In the summer of 1991, I graduated from high school and was headed for Peking University, one of the hotbeds of the pro-democratic movement which had led to the Tiananmen Square protest two years earlier. But after the bloodshed in June 1989, the government had decided, as a precaution, to send all students entering Peking University to the army for a year of disciplining or “political re-education.” This programme lasted until the university had “changed blood” – meaning that younger students would no longer have direct contact with the troublemakers of Tiananmen.
We arrived at the army camp in Xinyang, a grey city in central China plagued by pickpockets and hepatitis A, in September 1991. The Soviet Union had just collapsed and, for the first three days, we were put into emergency ideological training. China was now sole leader of the communist world and we were to keep extra vigilant. On the way to our barracks, we sang a Soviet marching song. We also sang a Polish marching song, with the refrain, “Go Warsaw, let’s go forward bravely,” though, of course, Poland had also fallen by the wayside.

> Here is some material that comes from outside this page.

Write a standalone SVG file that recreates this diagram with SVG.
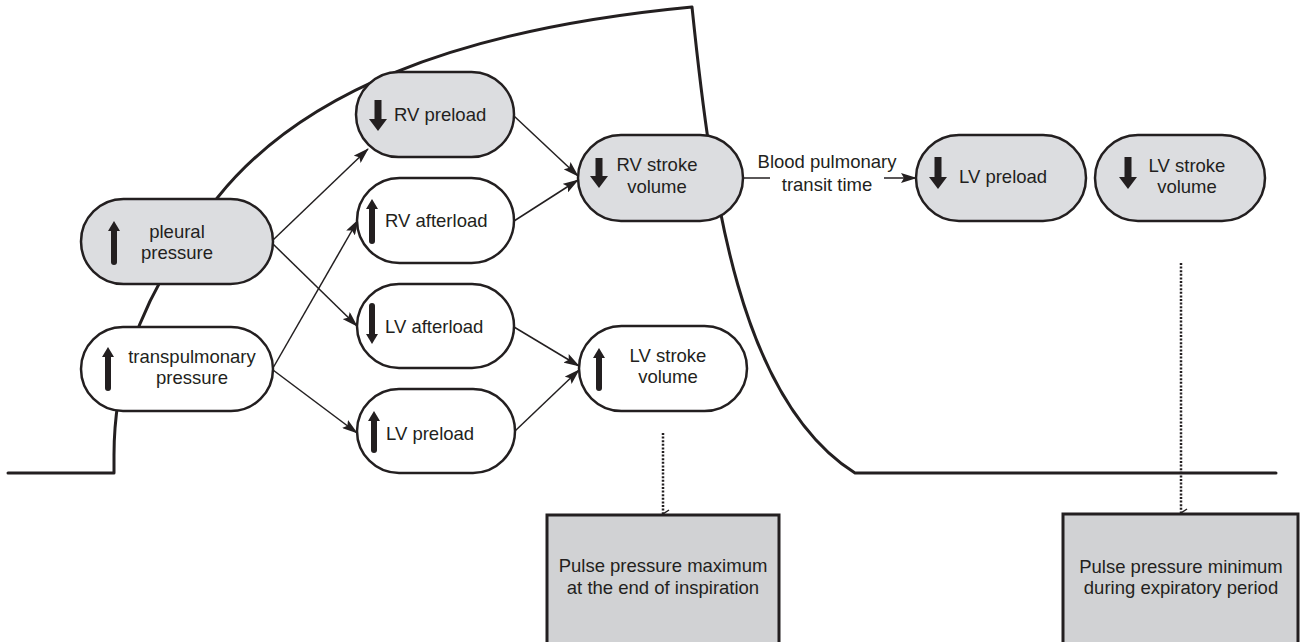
<svg xmlns="http://www.w3.org/2000/svg" width="1301" height="642" viewBox="0 0 1301 642">
<defs>
<marker id="ah" viewBox="0 0 16 10" refX="15" refY="5" markerWidth="16" markerHeight="10" markerUnits="userSpaceOnUse" orient="auto">
<path d="M0,0 L16,5 L0,10 L3,5 Z" fill="#231f20"/>
</marker>
<marker id="vh" viewBox="0 0 10 8" refX="5" refY="7" markerWidth="10" markerHeight="8" markerUnits="userSpaceOnUse" orient="auto-start-reverse">
<path d="M1,1 L5,7 L9,1" fill="none" stroke="#231f20" stroke-width="1.5"/>
</marker>
</defs>
<style>
.bg{fill:#ffffff}
.curve{fill:none;stroke:#231f20;stroke-width:3;stroke-linecap:round;stroke-linejoin:round}
.g{fill:#dcdde0;stroke:#231f20;stroke-width:2.5}
.w{fill:#ffffff;stroke:#231f20;stroke-width:2.5}
.box{fill:#d1d2d4;stroke:#231f20;stroke-width:3}
.t{font-family:"Liberation Sans",Arial,sans-serif;font-size:18.5px;fill:#231f20}
.c{text-anchor:middle}
.con{fill:none;stroke:#231f20;stroke-width:1.5}
.dot{fill:none;stroke:#231f20;stroke-width:2.5;stroke-dasharray:2 1.6}
.sh{fill:none;stroke:#231f20;stroke-width:6;stroke-linecap:round}
.hd{fill:#231f20}
</style>
<rect class="bg" x="0" y="0" width="1301" height="642"/>
<g id="pressure-curve">
<path class="curve" d="M8,473 L114,473 L114,455 C114,400 125,310 218,197 C300,95 450,30 692,7 C712,200 740,400 855,473 L1276,473"/>
</g>
<g id="connectors">
<line class="con" x1="273" y1="240" x2="368" y2="149" marker-end="url(#ah)"/>
<line class="con" x1="273" y1="244" x2="357" y2="326" marker-end="url(#ah)"/>
<line class="con" x1="273" y1="368" x2="358" y2="220" marker-end="url(#ah)"/>
<line class="con" x1="273" y1="370" x2="357" y2="433" marker-end="url(#ah)"/>
<line class="con" x1="514" y1="116" x2="578" y2="176" marker-end="url(#ah)"/>
<line class="con" x1="514" y1="221" x2="578" y2="180" marker-end="url(#ah)"/>
<line class="con" x1="514" y1="327" x2="579" y2="366" marker-end="url(#ah)"/>
<line class="con" x1="515" y1="431" x2="579" y2="370" marker-end="url(#ah)"/>
<line class="con" x1="743" y1="178" x2="770" y2="178"/>
<line class="con" x1="884" y1="178" x2="916" y2="178" marker-end="url(#ah)"/>
<line class="dot" x1="663" y1="433" x2="663" y2="514" marker-end="url(#vh)"/>
<line class="dot" x1="1181" y1="263" x2="1181" y2="513" marker-end="url(#vh)"/>
<text class="t c" x="827" y="168">Blood pulmonary</text>
<text class="t c" x="827" y="191">transit time</text>
</g>
<g id="pleural-pressure">
<rect class="g" x="81" y="199" width="192" height="85" rx="42.5"/>
<line class="sh" x1="114" y1="262" x2="114" y2="228"/>
<path class="hd" d="M108,231 L114,221 L120,231 Z"/>
<text class="t c" x="177" y="238">pleural</text>
<text class="t c" x="177" y="259">pressure</text>
</g>
<g id="transpulmonary-pressure">
<rect class="w" x="81" y="327" width="192" height="84" rx="42"/>
<line class="sh" x1="108" y1="388" x2="108" y2="354"/>
<path class="hd" d="M102,357 L108,347 L114,357 Z"/>
<text class="t c" x="192" y="363">transpulmonary</text>
<text class="t c" x="192" y="384">pressure</text>
</g>
<g id="rv-preload">
<rect class="g" x="356" y="72" width="158" height="85" rx="42.5"/>
<line class="sh" x1="378" y1="100" x2="378" y2="120" style="stroke-width:7;stroke-linecap:butt"/>
<path class="hd" d="M369,119 L387,119 L378,131 Z"/>
<text class="t" x="394" y="121">RV preload</text>
</g>
<g id="rv-afterload">
<rect class="w" x="357" y="178" width="157" height="85" rx="42.5"/>
<line class="sh" x1="372" y1="241" x2="372" y2="206"/>
<path class="hd" d="M366,209 L372,199 L378,209 Z"/>
<text class="t" x="385" y="227">RV afterload</text>
</g>
<g id="lv-afterload">
<rect class="w" x="357" y="284" width="157" height="84" rx="42"/>
<line class="sh" x1="372" y1="306" x2="372" y2="336"/>
<path class="hd" d="M366,334 L372,344 L378,334 Z"/>
<text class="t" x="385" y="333">LV afterload</text>
</g>
<g id="lv-preload">
<rect class="w" x="357" y="389" width="158" height="84" rx="42"/>
<line class="sh" x1="374" y1="450" x2="374" y2="418"/>
<path class="hd" d="M368,421 L374,411 L380,421 Z"/>
<text class="t" x="386" y="440">LV preload</text>
</g>
<g id="rv-stroke-volume">
<rect class="g" x="578" y="135" width="165" height="86" rx="43"/>
<line class="sh" x1="599" y1="158" x2="599" y2="177" style="stroke-width:7;stroke-linecap:butt"/>
<path class="hd" d="M590,176 L608,176 L599,188 Z"/>
<text class="t c" x="657" y="171">RV stroke</text>
<text class="t c" x="657" y="193">volume</text>
</g>
<g id="lv-stroke-volume-mid">
<rect class="w" x="579" y="326" width="168" height="85" rx="42.5"/>
<line class="sh" x1="599" y1="388" x2="599" y2="355"/>
<path class="hd" d="M593,358 L599,348 L605,358 Z"/>
<text class="t c" x="668" y="362">LV stroke</text>
<text class="t c" x="668" y="383">volume</text>
</g>
<g id="lv-preload-right">
<rect class="g" x="916" y="135" width="170" height="86" rx="43"/>
<line class="sh" x1="938" y1="157" x2="938" y2="178" style="stroke-width:7;stroke-linecap:butt"/>
<path class="hd" d="M929,177 L947,177 L938,189 Z"/>
<text class="t" x="959" y="183">LV preload</text>
</g>
<g id="lv-stroke-volume-right">
<rect class="g" x="1095" y="135" width="170" height="86" rx="43"/>
<line class="sh" x1="1128" y1="157" x2="1128" y2="178" style="stroke-width:7;stroke-linecap:butt"/>
<path class="hd" d="M1119,177 L1137,177 L1128,189 Z"/>
<text class="t c" x="1187" y="172">LV stroke</text>
<text class="t c" x="1187" y="193">volume</text>
</g>
<g id="pulse-max">
<rect class="box" x="547" y="515" width="232" height="135"/>
<text class="t c" x="663" y="572">Pulse pressure maximum</text>
<text class="t c" x="663" y="594">at the end of inspiration</text>
</g>
<g id="pulse-min">
<rect class="box" x="1063" y="514" width="235" height="136"/>
<text class="t c" x="1181" y="573">Pulse pressure minimum</text>
<text class="t c" x="1181" y="594">during expiratory period</text>
</g>
</svg>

How, I have long since wondered, did China stay red amid the turmoil of the late 1980s and early 1990s? The country was opening and closing at the same time. Unlike North Korea and Cuba – both isolated and tightly controlled by dictators – China, since the early 1980s, had decided to welcome capitalist investment and western influences. In 1980, when I was seven, our neighbours purchased our building’s first television set. As if this event was not wondrous enough in itself, it was then announced that the main government television channel would broadcast a British drama series. Every Tuesday and Thursday evening at 8pm, the kids in the building turned up at the neighbours’ apartment for a programme called David Copperfield, which was said to be good for children. I vividly recall the crowded room in which we sat in rows, all eyes fixed on the nine-inch, black and white set. The story of David Copperfield, dark and frightening and beyond my understanding, depressed me. But my parents would not let me skip the bi-weekly television show – it was an opportunity they could not have dreamed of when they were young. Later that year, Madame Mao was publicly tried as a counter-revolutionary. The trial was broadcast and many adults joined the children in our neighbours’ apartment. Even though my parents told me how important it was, I nodded off right after Madame Mao was escorted into the court, and slept through the most significant event of the year.